#### SOURCE DATA:
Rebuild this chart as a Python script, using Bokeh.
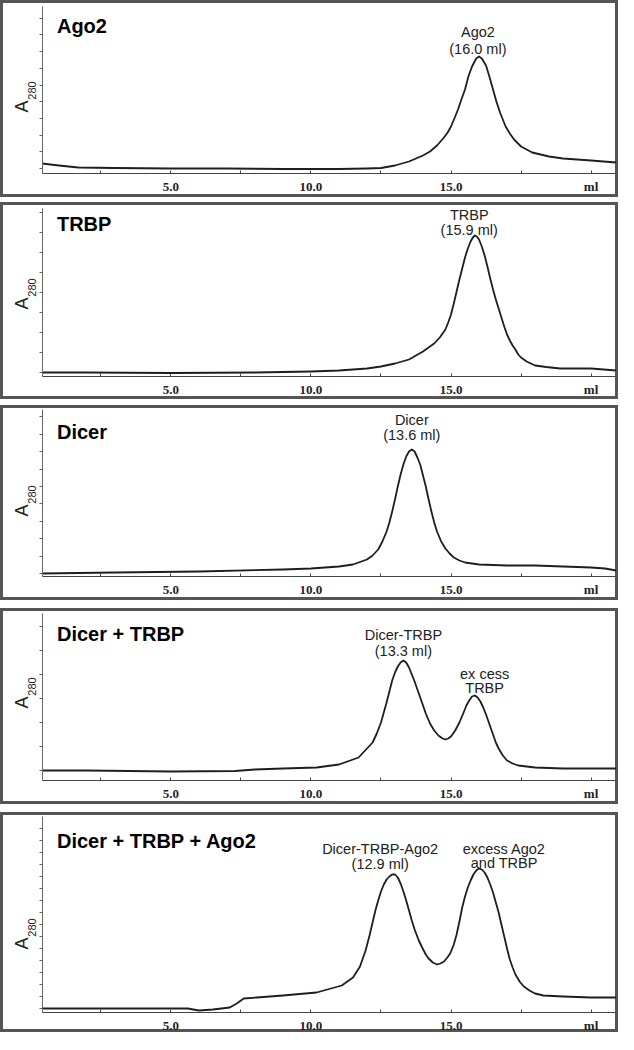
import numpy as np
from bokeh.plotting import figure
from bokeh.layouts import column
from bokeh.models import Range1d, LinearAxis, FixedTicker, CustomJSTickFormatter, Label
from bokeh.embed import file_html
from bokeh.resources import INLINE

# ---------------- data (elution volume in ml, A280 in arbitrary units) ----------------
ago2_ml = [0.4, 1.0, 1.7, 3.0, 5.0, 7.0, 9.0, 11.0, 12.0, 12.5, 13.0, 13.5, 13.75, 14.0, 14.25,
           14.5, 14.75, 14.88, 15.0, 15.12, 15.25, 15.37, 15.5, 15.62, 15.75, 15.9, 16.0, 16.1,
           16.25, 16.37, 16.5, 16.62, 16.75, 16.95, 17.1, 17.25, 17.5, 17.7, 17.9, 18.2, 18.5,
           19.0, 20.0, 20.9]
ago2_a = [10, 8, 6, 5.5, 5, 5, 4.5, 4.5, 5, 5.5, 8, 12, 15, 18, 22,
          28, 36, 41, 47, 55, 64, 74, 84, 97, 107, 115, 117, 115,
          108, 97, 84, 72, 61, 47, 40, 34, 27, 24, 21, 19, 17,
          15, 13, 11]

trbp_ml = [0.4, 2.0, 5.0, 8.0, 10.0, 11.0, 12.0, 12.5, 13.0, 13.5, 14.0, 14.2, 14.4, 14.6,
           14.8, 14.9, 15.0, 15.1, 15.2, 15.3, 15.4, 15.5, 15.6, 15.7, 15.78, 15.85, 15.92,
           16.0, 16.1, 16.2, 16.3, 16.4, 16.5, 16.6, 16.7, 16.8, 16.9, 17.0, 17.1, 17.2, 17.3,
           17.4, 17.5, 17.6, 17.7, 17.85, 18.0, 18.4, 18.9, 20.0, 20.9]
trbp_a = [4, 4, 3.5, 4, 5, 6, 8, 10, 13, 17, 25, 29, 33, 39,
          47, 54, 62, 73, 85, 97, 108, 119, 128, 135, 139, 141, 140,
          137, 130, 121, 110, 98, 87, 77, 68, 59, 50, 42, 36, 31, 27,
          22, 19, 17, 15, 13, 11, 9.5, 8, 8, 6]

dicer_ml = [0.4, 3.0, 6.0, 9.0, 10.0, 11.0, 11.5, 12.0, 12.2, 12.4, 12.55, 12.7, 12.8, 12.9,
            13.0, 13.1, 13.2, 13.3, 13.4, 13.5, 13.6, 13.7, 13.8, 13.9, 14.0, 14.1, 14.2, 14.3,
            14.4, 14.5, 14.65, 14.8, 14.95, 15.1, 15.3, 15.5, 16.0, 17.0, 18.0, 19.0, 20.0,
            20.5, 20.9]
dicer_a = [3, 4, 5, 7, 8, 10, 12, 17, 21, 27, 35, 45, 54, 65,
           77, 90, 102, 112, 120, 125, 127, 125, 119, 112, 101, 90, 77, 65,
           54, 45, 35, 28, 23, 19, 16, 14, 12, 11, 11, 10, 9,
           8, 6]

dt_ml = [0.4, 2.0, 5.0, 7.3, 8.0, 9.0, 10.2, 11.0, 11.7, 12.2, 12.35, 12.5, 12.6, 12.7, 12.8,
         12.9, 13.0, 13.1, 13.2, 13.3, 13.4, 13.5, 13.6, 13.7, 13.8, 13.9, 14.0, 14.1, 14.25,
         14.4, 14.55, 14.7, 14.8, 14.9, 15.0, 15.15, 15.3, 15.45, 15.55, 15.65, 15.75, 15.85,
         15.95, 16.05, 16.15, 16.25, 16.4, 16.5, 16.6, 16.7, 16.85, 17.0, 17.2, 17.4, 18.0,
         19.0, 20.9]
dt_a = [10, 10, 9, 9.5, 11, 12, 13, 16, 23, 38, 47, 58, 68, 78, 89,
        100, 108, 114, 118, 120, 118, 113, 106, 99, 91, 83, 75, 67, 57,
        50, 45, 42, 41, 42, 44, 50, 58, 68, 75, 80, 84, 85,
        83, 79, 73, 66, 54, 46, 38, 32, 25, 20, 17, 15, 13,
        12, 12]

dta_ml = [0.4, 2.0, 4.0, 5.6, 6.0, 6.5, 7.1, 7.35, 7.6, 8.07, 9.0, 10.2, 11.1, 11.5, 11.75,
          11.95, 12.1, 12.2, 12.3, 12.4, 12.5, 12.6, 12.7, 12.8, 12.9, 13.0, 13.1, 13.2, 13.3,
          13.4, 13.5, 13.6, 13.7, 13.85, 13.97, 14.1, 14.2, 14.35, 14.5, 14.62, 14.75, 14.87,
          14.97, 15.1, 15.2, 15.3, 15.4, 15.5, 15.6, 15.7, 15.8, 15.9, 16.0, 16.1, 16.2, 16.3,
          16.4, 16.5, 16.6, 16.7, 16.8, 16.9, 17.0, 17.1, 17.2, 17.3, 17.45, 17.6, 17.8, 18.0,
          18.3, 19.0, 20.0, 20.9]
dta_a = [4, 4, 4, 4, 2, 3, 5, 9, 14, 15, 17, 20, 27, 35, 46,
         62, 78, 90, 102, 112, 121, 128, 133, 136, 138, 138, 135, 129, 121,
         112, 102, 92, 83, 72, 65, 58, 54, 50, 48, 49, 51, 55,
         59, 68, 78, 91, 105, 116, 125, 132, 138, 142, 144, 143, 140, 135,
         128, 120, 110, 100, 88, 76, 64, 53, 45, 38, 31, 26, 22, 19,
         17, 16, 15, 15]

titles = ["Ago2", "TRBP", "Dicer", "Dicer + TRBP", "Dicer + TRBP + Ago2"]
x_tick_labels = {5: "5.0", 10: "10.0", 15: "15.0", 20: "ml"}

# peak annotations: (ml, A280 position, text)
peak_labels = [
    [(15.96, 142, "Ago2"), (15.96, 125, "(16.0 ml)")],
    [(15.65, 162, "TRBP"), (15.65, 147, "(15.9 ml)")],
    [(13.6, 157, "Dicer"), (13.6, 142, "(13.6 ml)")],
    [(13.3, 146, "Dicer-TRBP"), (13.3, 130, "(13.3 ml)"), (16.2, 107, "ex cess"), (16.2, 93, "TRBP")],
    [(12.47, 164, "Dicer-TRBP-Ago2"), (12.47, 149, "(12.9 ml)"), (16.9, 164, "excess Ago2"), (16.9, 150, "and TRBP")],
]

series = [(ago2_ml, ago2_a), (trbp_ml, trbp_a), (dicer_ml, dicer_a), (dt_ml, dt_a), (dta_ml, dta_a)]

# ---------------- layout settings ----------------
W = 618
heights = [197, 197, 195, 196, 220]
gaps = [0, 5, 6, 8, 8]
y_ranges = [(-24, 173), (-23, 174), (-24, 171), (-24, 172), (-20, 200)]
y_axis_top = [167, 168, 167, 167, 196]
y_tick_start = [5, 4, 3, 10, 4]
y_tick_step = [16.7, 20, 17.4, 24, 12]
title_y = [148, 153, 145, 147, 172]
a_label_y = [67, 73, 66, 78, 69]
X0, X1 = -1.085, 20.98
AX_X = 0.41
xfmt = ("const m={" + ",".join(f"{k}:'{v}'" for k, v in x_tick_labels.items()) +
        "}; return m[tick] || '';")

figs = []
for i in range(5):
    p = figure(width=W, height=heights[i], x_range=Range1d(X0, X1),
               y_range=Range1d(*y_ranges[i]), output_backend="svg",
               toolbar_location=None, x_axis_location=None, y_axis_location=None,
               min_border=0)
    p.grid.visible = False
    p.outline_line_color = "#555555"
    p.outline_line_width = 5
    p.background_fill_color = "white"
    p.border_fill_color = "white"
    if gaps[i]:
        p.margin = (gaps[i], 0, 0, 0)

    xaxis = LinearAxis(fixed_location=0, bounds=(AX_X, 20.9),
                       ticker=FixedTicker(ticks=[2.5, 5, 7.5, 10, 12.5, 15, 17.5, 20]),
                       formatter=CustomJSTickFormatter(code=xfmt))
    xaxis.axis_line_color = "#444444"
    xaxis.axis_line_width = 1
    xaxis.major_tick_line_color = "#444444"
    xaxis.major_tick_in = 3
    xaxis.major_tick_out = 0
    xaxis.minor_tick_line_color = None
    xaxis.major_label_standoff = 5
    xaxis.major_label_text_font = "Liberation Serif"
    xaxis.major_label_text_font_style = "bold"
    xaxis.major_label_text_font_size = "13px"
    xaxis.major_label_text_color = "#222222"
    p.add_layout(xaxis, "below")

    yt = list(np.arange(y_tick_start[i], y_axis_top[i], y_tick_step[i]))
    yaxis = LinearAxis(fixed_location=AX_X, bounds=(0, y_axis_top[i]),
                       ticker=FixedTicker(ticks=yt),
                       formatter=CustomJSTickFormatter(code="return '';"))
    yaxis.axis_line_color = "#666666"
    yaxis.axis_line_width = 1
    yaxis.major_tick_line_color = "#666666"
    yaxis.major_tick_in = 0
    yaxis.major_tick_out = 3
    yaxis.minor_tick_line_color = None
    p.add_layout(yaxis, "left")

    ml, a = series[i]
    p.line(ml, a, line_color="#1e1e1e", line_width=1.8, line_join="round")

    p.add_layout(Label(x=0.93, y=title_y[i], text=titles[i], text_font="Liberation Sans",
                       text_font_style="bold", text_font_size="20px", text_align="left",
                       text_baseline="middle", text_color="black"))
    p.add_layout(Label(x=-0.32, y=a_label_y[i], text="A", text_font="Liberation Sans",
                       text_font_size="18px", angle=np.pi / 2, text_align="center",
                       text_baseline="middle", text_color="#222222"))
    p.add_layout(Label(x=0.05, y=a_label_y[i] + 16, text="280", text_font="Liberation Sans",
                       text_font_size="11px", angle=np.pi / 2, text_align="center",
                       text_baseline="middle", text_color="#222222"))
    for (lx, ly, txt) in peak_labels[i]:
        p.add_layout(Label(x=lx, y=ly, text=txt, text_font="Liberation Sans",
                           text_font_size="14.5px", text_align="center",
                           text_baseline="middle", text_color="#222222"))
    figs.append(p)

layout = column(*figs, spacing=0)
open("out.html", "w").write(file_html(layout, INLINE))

#### PROBLEM:
Without the pictures, return the listing above from its first line through the line that has "from bokeh.resources import INLINE".

#### OUTPUT:
Rebuild this chart as a Python script, using Bokeh.
import numpy as np
from bokeh.plotting import figure
from bokeh.layouts import column
from bokeh.models import Range1d, LinearAxis, FixedTicker, CustomJSTickFormatter, Label
from bokeh.embed import file_html
from bokeh.resources import INLINE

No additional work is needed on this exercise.